Hillary l’a fait, pourquoi pas moi !
Tu as combattu le bon combat et tu as été vaincue malgré ta vaillance. Mais le combat continue, car ce n’est pas seulement derrière le bureau ovale de la Maison blanche qu’il faille le mener. L’Histoire retiendra qu’une femme a osé aller jusqu’où peu d’hommes sont arrivés. Ton courage, en dépit des adversités du début à la fin du processus électoral nous a sauvées, nous femmes du Monde, du mépris et de l’arrogance des hommes. Tu nous as sauvées du doute, de notre manque de confiance et d’estime en nous-mêmes. Désormais, notre slogan sera : « Hillary l’a fait ! Pourquoi pas nous ? ».
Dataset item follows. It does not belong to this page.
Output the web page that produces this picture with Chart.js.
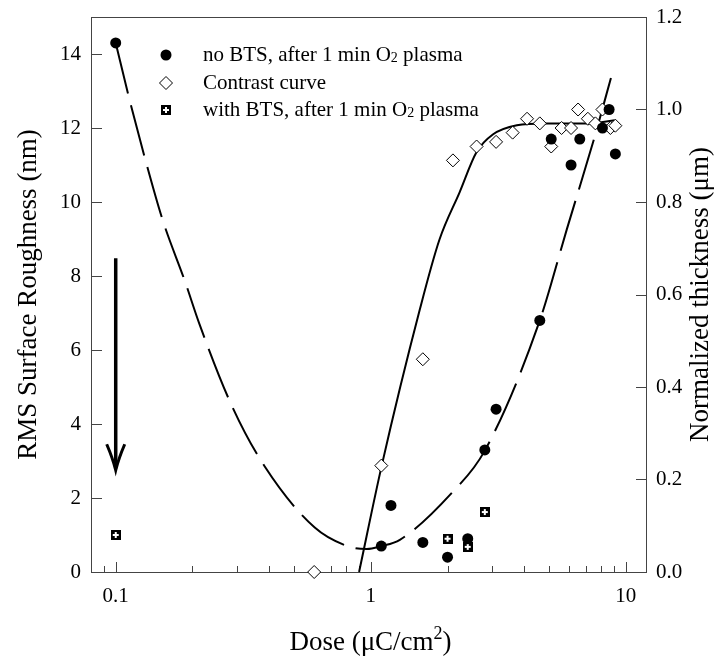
<!DOCTYPE html>
<html>
<head>
<meta charset="utf-8">
<script src="https://cdn.jsdelivr.net/npm/chart.js@4.4.0/dist/chart.umd.min.js"></script>
<style>
html, body { margin: 0; padding: 0; background: #fff; }
</style>
</head>
<body>
<canvas id="roughness" width="722" height="656"></canvas>
<script>
// values
const noBtsDose = [0.1, 1.1, 1.2, 1.6, 2.0, 2.4, 2.8, 3.1, 4.6, 5.1, 6.1, 6.6, 8.1, 8.6, 9.1];
const noBtsRms = [14.3, 0.7, 1.8, 0.8, 0.4, 0.9, 3.3, 4.4, 6.8, 11.7, 11.0, 11.7, 12.0, 12.5, 11.3];

const contrastDose = [0.6, 1.1, 1.6, 2.1, 2.6, 3.1, 3.6, 4.1, 4.6, 5.1, 5.6, 6.1, 6.5, 7.1, 7.6, 8.1, 8.7, 9.1];
const contrastThk = [0.0, 0.23, 0.46, 0.89, 0.92, 0.93, 0.95, 0.98, 0.97, 0.92, 0.96, 0.96, 1.0, 0.98, 0.97, 1.0, 0.96, 0.965];

const btsDose = [0.1, 2.0, 2.4, 2.8];
const btsRms = [1.0, 0.9, 0.68, 1.62];

// dashed fit through the roughness data
const rmsFitDose = [0.1, 0.112, 0.13, 0.153, 0.187, 0.213, 0.285, 0.384, 0.603, 0.827, 0.964, 1.1, 1.3, 2.08, 2.8, 4.6, 5.87, 7.56, 8.83];
const rmsFitVal = [14.3, 12.9, 11.2, 9.5, 7.85, 6.7, 4.5, 2.85, 1.2, 0.68, 0.62, 0.70, 0.87, 2.14, 3.28, 6.8, 9.26, 11.78, 13.46];

// solid fit through the contrast curve
const thkFitDose = [0.9, 1.104, 1.556, 1.86, 2.23, 2.6, 3.01, 3.74, 4.81, 7.23, 9.05];
const thkFitVal = [0.0, 0.230, 0.567, 0.719, 0.821, 0.908, 0.946, 0.966, 0.970, 0.970, 0.977];

// the arrow at 0.1 dose
const arrowDose = [0.1, 0.1];
const arrowRms = [8.48, 2.75];

// ticks
const xMajorTicks = [0.1, 1, 10];
const xMinorTicks = [0.09, 0.2, 0.3, 0.4, 0.5, 0.6, 0.7, 0.8, 0.9, 2, 3, 4, 5, 6, 7, 8, 9];
const yLeftTicks = [0, 2, 4, 6, 8, 10, 12, 14];
const yRightTicks = [0, 0.2, 0.4, 0.6, 0.8, 1.0, 1.2];

const legendLabels = ['no BTS, after 1 min O', 'Contrast curve', 'with BTS, after 1 min O'];

const serif = 'Liberation Serif';
const zip = (xs, ys) => xs.map((x, i) => ({ x: x, y: ys[i] }));

// black square with white plus, used for the "with BTS" points
function plusSquare() {
    const c = document.createElement('canvas');
    c.width = 10; c.height = 10;
    const g = c.getContext('2d');
    g.fillStyle = '#000';
    g.fillRect(0, 0, 10, 10);
    g.fillStyle = '#fff';
    g.fillRect(4, 2, 2, 6);
    g.fillRect(2, 4, 6, 2);
    return c;
}
const plusImg = plusSquare();

// no extra room for the end labels, keep the plot box where the figure has it
function noPad(s) {
    s.paddingTop = 0; s.paddingBottom = 0;
    s.paddingLeft = 0; s.paddingRight = 0;
}

// text with a raised or lowered small "2"
function textWithTwo(ctx, before, after, x, y, size, shift) {
    ctx.font = size + 'px "' + serif + '"';
    const w1 = ctx.measureText(before).width;
    const small = Math.round(size * 0.68);
    ctx.font = small + 'px "' + serif + '"';
    const w2 = ctx.measureText('2').width;
    ctx.font = size + 'px "' + serif + '"';
    const w3 = ctx.measureText(after).width;
    let px = x;
    if (ctx.textAlign === 'center') px = x - (w1 + w2 + w3) / 2;
    ctx.save();
    ctx.textAlign = 'left';
    ctx.fillText(before, px, y);
    ctx.font = small + 'px "' + serif + '"';
    ctx.fillText('2', px + w1, y + shift);
    ctx.font = size + 'px "' + serif + '"';
    ctx.fillText(after, px + w1 + w2, y);
    ctx.restore();
}

//frame and inward ticks
const frameTicks = {
    id: 'frameTicks',
    beforeDatasetsDraw(chart) {
        const ctx = chart.ctx;
        const a = chart.chartArea;
        const sx = chart.scales.x, sy = chart.scales.y, sy2 = chart.scales.y2;
        ctx.save();
        ctx.strokeStyle = '#444';
        ctx.lineWidth = 1;
        ctx.strokeRect(a.left + 0.5, a.top + 0.5, a.right - a.left, a.bottom - a.top);
        ctx.beginPath();
        yLeftTicks.forEach(v => {
            const p = Math.round(sy.getPixelForValue(v)) + 0.5;
            ctx.moveTo(a.left, p); ctx.lineTo(a.left + 11, p);
        });
        yRightTicks.forEach(v => {
            const p = Math.round(sy2.getPixelForValue(v)) + 0.5;
            ctx.moveTo(a.right - 10, p); ctx.lineTo(a.right, p);
        });
        xMajorTicks.forEach(v => {
            const p = Math.round(sx.getPixelForValue(v)) + 0.5;
            ctx.moveTo(p, a.bottom); ctx.lineTo(p, a.bottom - 10);
        });
        xMinorTicks.forEach(v => {
            const p = Math.round(sx.getPixelForValue(v)) + 0.5;
            ctx.moveTo(p, a.bottom); ctx.lineTo(p, a.bottom - 6);
        });
        ctx.stroke();
        ctx.restore();
    },
    afterDraw(chart) {
        const ctx = chart.ctx;
        const a = chart.chartArea;
        const sx = chart.scales.x, sy = chart.scales.y;
        ctx.save();
        // arrow
        const ax = sx.getPixelForValue(arrowDose[0]);
        const top = sy.getPixelForValue(arrowRms[0]);
        const tip = sy.getPixelForValue(arrowRms[1]);
        ctx.strokeStyle = '#000';
        ctx.lineWidth = 3.5;
        ctx.beginPath();
        ctx.moveTo(ax, top); ctx.lineTo(ax, tip - 2);
        ctx.stroke();
        ctx.lineWidth = 3;
        ctx.beginPath();
        ctx.moveTo(ax - 9, tip - 26);
        ctx.quadraticCurveTo(ax - 3, tip - 12, ax, tip);
        ctx.quadraticCurveTo(ax + 3, tip - 12, ax + 9, tip - 26);
        ctx.stroke();

        // legend
        const lx = a.left + 75, tx = a.left + 112;
        const rows = [a.top + 38, a.top + 66, a.top + 93];
        ctx.fillStyle = '#000';
        ctx.beginPath();
        ctx.arc(lx, rows[0], 5.5, 0, Math.PI * 2);
        ctx.fill();
        ctx.lineWidth = 1;
        ctx.beginPath();
        ctx.moveTo(lx, rows[1] - 6.5); ctx.lineTo(lx + 6.5, rows[1]);
        ctx.lineTo(lx, rows[1] + 6.5); ctx.lineTo(lx - 6.5, rows[1]);
        ctx.closePath();
        ctx.stroke();
        ctx.drawImage(plusImg, lx - 5, rows[2] - 5);

        ctx.textBaseline = 'middle';
        ctx.textAlign = 'left';
        legendLabels.forEach((t, i) => {
            if (i === 1) {
                ctx.font = '21px "' + serif + '"';
                ctx.fillText(t, tx, rows[i]);
            } else {
                textWithTwo(ctx, t, ' plasma', tx, rows[i], 21, 3);
            }
        });

        // bottom axis title with raised 2
        ctx.textBaseline = 'alphabetic';
        ctx.textAlign = 'center';
        textWithTwo(ctx, 'Dose (\u03bcC/cm', ')', (a.left + a.right) / 2 + 2, 650, 27, -11);

        // right axis title, reading upward
        ctx.font = '27px "' + serif + '"';
        ctx.textBaseline = 'middle';
        ctx.translate(701, (a.top + a.bottom) / 2);
        ctx.rotate(-Math.PI / 2);
        ctx.fillText('Normalized thickness (\u03bcm)', 0, 0);
        ctx.restore();
    }
};

const ctx = document.getElementById('roughness').getContext('2d');
const chart = new Chart(ctx, {
    type: 'scatter',
    data: {
        datasets: [
            {
                label: 'no BTS, after 1 min O2 plasma',
                data: zip(noBtsDose, noBtsRms),
                yAxisID: 'y',
                pointStyle: 'circle',
                pointRadius: 5.5,
                pointBorderWidth: 0,
                backgroundColor: '#000',
                borderColor: '#000',
                clip: false
            },
            {
                label: 'Contrast curve',
                data: zip(contrastDose, contrastThk),
                yAxisID: 'y2',
                pointStyle: 'rectRot',
                pointRadius: 6.5,
                pointBorderWidth: 1,
                backgroundColor: '#fff',
                borderColor: '#000',
                clip: false
            },
            {
                label: 'with BTS, after 1 min O2 plasma',
                data: zip(btsDose, btsRms),
                yAxisID: 'y',
                pointStyle: plusImg,
                pointRadius: 5,
                clip: false
            },
            {
                label: 'roughness fit',
                data: zip(rmsFitDose, rmsFitVal),
                yAxisID: 'y',
                showLine: true,
                pointRadius: 0,
                borderColor: '#000',
                borderWidth: 2,
                borderDash: [52, 12],
                cubicInterpolationMode: 'monotone',
                clip: false
            },
            {
                label: 'contrast fit',
                data: zip(thkFitDose, thkFitVal),
                yAxisID: 'y2',
                showLine: true,
                pointRadius: 0,
                borderColor: '#000',
                borderWidth: 2,
                cubicInterpolationMode: 'monotone',
                clip: false
            }
        ]
    },
    options: {
        responsive: false,
        animation: false,
        devicePixelRatio: 1,
        layout: { padding: { top: 17, left: 0, right: 0, bottom: 0 } },
        plugins: {
            legend: { display: false },
            tooltip: { enabled: false }
        },
        scales: {
            x: {
                type: 'logarithmic',
                min: 0.08,
                max: 12,
                grid: { display: false, drawTicks: false },
                border: { display: false },
                afterBuildTicks: s => { s.ticks = xMajorTicks.map(v => ({ value: v })); },
                afterFit: s => { s.height = 84; noPad(s); },
                ticks: {
                    color: '#000',
                    font: { family: serif, size: 21 },
                    padding: 12,
                    maxRotation: 0,
                    callback: v => String(v)
                },
                title: { display: false }
            },
            y: {
                position: 'left',
                min: 0,
                max: 15,
                grid: { display: false, drawTicks: false },
                border: { display: false },
                afterBuildTicks: s => { s.ticks = yLeftTicks.map(v => ({ value: v })); },
                afterFit: s => { s.width = 91; noPad(s); },
                ticks: {
                    color: '#000',
                    font: { family: serif, size: 21 },
                    padding: 10,
                    callback: v => String(v)
                },
                title: {
                    display: true,
                    text: 'RMS Surface Roughness (nm)',
                    color: '#000',
                    font: { family: serif, size: 27 },
                    padding: { top: 13, bottom: 0 }
                }
            },
            y2: {
                position: 'right',
                min: 0,
                max: 1.2,
                grid: { display: false, drawTicks: false },
                border: { display: false },
                afterBuildTicks: s => { s.ticks = yRightTicks.map(v => ({ value: v })); },
                afterFit: s => { s.width = 76; noPad(s); },
                ticks: {
                    color: '#000',
                    font: { family: serif, size: 21 },
                    padding: 10,
                    callback: v => v.toFixed(1)
                }
            }
        }
    },
    plugins: [frameTicks]
});
</script>
</body>
</html>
Longtemps après ce 8 novembre, nous parlerons de tes hauts faits à nos filles et nos petites filles pour que tu serves de moteur à leurs visions du monde ; afin qu’elles soient aussi vaillantes que toi, aussi humanistes à comprendre qu’un pays n’est grand que par son rôle à rassembler le maximun de peuples autour de ses idéaux, un pays n’est grand que lorsqu’il a pour vocation de protéger les plus faibles contre les toutes les violences et autres extrémismes auxquelles ils doivent faire face. Le peuple américain ne peut se retrancher derrière un grand mur et manger tout seul son blé de prospérité, alors que le Mexique et Haïti subissent famine, ouragan, choléra à ses portes. Il s’agit de se battre pour la dignité de l’humain. Et tu portais cet espoir pour nous les petits peuples. Hélas ! Nos rêves se sont brisés ! Mais tu as su nous indiquer la voie pour continuer la lutte et préférer mourir debout, que de vivre à genoux », comme l’a écrit quelqu’un. Toute vie est lutte et toute lutte est vie ! Hillary, tu es notre égérie, à nous femmes africaines et celles du Bénin en particulier. Va ! Que ta lutte en faveur d’un monde de paix, d’humanisme et de bonheur pour le plus grand nombre irradie la terre entière. Et qu’à travers le monde le sort des femmes s’améliore, puisque désormais, elles s’écriront : « Hillary l’a fait ! Pourquoi pas moi »?